Nicolay and Phonte build up lush, multi-tiered arrangements using horns, keyboards, beats, bass, and, most of all, layer upon layer of lead and harmony vocals (Phonte's supplemented by those of Darien Brockington, Yahzarah, and Muhsinah). Hear, for example, how breezily the glorious opener “Daykeeper” interweaves its female (“When the sun rises he watches over me”) and male (“It's not like it was before and she can't keep me anymore / She loves me”) leads and then bolsters them with entrancing harmonizing. The soulful hip-hop of “Something To Behold” is perhaps even more irresistible, especially when the heavenly chorus kicks in (“It's just something inside us / Something that guides us / Closer to truth”).

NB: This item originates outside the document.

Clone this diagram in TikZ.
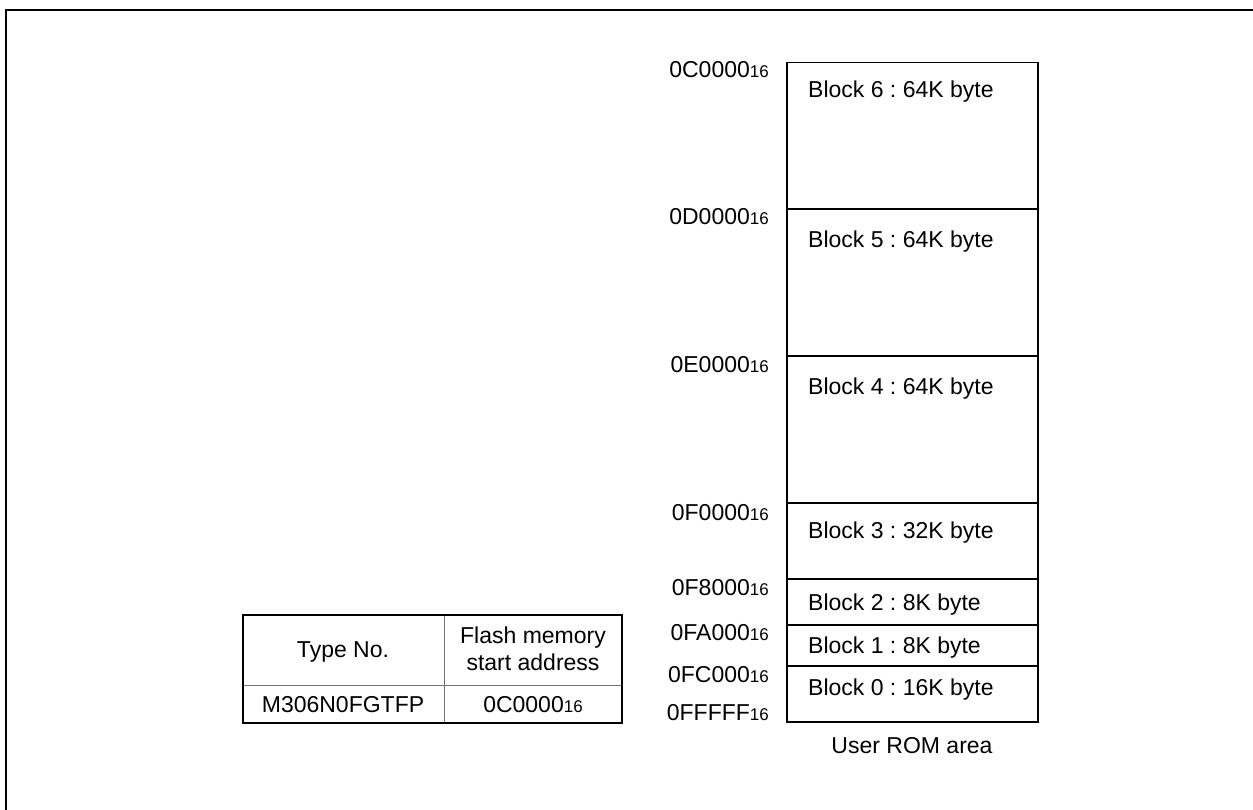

A hip-hop feel also emerges during the blissful “Take Off the Blues” while a lilting funk groove buoys “I Wanna Know” and the second half of “All or Nothing / Coming Home to You.” Though much of the material is downtempo, jazz-inflected polyrhythms swing mightily in “Sweeter Than You” and the cover of Stevie Wonder's “If She Breaks Your Heart” (enhanced by a string arrangement from 4hero production team member Marc Mac) is as beautiful as anything else on the album. The material sometimes exemplifies traces of Prince's ballad style and there are moments that suggest kinship with Five Deez and even John Legend (the vocal in the joyful title cut). In truth discussing individual songs seems almost pointless when the album as a whole offers so many pleasures. Suffice it to say, Leave It All Behind can't be recommended highly enough and deserves to be considered one of the year's best releases, regardless of genre.